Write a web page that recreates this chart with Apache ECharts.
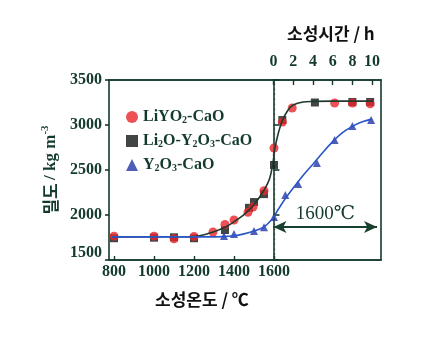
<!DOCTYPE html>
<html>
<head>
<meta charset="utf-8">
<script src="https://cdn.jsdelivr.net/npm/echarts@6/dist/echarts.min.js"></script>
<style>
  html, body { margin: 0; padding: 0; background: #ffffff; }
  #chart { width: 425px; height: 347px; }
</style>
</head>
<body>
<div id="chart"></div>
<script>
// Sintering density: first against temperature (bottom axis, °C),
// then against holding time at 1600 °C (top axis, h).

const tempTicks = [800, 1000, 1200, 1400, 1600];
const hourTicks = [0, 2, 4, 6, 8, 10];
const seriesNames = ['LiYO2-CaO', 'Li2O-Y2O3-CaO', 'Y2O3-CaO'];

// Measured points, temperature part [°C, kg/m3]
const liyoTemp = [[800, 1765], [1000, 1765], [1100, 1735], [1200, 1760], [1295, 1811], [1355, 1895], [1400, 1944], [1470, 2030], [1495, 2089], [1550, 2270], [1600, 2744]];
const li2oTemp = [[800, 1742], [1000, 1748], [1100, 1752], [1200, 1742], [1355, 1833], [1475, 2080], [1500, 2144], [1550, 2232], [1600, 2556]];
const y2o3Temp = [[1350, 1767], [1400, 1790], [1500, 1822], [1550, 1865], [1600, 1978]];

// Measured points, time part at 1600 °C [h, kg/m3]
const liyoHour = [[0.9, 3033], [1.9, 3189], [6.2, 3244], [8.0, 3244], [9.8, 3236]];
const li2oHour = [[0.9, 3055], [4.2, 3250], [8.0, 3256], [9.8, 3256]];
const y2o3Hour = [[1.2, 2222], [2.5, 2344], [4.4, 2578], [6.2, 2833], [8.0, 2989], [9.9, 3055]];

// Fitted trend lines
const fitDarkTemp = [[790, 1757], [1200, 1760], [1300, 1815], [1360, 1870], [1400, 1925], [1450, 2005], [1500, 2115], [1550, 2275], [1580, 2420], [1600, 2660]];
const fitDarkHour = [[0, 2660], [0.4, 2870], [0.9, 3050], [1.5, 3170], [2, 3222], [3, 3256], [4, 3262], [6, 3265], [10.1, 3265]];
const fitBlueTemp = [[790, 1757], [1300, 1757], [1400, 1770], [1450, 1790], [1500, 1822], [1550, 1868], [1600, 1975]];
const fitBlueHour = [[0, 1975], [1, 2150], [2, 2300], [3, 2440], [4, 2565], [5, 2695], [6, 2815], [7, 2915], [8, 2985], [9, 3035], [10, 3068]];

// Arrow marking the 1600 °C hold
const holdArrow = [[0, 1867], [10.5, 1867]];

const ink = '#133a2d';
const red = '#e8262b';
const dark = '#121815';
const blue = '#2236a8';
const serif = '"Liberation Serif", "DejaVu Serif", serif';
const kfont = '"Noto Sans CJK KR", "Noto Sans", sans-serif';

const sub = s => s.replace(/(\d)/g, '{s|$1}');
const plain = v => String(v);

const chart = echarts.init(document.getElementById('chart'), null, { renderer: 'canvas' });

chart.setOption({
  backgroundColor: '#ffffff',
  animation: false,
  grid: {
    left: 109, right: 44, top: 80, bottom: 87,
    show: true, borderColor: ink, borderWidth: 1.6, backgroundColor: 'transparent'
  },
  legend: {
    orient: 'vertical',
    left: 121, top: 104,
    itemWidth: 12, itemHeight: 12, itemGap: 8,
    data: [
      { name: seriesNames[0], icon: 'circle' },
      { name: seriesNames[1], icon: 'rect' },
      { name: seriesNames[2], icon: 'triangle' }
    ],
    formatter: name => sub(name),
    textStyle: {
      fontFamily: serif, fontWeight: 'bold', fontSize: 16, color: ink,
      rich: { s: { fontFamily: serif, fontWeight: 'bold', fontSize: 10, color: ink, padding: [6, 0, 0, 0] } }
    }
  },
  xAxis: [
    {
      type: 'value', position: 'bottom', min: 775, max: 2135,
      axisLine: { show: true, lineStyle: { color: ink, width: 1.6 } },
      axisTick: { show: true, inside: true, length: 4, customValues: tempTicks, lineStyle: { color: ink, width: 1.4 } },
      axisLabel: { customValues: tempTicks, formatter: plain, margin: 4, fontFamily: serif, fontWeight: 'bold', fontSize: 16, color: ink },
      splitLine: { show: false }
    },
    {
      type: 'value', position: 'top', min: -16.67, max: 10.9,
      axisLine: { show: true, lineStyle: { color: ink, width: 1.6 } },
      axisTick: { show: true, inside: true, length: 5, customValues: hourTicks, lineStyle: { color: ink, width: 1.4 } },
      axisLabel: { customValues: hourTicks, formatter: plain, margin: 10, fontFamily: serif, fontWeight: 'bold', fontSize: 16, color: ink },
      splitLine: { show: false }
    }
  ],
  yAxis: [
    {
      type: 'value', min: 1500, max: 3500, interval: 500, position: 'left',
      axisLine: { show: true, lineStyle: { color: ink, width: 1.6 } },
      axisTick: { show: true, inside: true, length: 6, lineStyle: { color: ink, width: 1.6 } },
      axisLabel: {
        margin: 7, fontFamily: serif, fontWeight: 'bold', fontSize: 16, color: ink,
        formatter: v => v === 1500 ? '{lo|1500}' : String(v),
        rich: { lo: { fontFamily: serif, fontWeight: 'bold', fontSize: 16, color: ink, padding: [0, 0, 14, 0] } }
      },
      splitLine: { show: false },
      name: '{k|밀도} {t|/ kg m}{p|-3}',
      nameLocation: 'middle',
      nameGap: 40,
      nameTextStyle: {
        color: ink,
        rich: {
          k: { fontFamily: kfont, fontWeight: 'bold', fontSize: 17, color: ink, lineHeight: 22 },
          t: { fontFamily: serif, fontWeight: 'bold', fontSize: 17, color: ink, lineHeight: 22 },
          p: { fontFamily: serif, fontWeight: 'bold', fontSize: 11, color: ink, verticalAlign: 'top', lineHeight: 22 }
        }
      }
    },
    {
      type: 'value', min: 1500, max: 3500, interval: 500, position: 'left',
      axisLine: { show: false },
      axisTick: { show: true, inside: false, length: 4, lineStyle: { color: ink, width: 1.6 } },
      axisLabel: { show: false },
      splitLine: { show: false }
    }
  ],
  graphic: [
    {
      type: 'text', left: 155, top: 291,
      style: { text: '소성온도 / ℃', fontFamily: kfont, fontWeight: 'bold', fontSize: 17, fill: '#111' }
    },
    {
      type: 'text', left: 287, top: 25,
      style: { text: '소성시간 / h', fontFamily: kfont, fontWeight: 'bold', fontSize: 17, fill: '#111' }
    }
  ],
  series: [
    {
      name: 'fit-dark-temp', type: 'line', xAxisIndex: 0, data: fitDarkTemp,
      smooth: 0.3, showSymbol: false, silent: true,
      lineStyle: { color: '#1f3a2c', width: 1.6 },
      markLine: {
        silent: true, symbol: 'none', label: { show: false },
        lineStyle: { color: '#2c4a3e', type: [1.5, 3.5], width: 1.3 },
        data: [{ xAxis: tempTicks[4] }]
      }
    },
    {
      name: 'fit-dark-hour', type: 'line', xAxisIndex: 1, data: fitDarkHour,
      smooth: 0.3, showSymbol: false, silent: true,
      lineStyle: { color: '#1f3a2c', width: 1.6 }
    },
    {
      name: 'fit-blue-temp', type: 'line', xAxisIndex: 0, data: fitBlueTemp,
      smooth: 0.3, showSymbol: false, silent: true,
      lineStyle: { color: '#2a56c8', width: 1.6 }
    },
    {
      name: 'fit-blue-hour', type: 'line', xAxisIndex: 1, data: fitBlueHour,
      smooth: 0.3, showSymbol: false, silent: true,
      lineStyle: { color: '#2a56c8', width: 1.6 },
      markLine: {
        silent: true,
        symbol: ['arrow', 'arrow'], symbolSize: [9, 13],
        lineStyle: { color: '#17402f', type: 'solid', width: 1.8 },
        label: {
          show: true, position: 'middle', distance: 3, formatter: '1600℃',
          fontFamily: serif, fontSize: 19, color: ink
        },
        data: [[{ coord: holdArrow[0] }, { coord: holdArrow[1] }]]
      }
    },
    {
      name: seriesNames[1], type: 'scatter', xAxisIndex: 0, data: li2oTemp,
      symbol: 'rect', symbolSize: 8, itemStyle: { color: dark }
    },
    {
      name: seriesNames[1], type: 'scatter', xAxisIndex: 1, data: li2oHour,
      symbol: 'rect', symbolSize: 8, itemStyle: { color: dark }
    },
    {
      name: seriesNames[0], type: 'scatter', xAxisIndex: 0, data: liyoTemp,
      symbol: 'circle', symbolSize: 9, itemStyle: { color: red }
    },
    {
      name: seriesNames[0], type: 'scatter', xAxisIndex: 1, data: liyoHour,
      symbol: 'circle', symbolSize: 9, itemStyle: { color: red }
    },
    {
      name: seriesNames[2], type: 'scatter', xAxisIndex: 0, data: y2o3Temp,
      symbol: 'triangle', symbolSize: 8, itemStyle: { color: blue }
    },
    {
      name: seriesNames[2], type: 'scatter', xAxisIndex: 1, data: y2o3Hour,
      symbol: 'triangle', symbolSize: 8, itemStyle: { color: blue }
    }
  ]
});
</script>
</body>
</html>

#### Work to complete:
Reproduce the data above word for word from its first line through the line that holds "const seriesNames = ['LiYO2-CaO', 'Li2O-Y2O3-CaO', 'Y2O3-CaO'];", both ends included; skip pictures.

#### Response to this task:
Write a web page that recreates this chart with Apache ECharts.
<!DOCTYPE html>
<html>
<head>
<meta charset="utf-8">
<script src="https://cdn.jsdelivr.net/npm/echarts@6/dist/echarts.min.js"></script>
<style>
  html, body { margin: 0; padding: 0; background: #ffffff; }
  #chart { width: 425px; height: 347px; }
</style>
</head>
<body>
<div id="chart"></div>
<script>
// Sintering density: first against temperature (bottom axis, °C),
// then against holding time at 1600 °C (top axis, h).

const tempTicks = [800, 1000, 1200, 1400, 1600];
const hourTicks = [0, 2, 4, 6, 8, 10];
const seriesNames = ['LiYO2-CaO', 'Li2O-Y2O3-CaO', 'Y2O3-CaO'];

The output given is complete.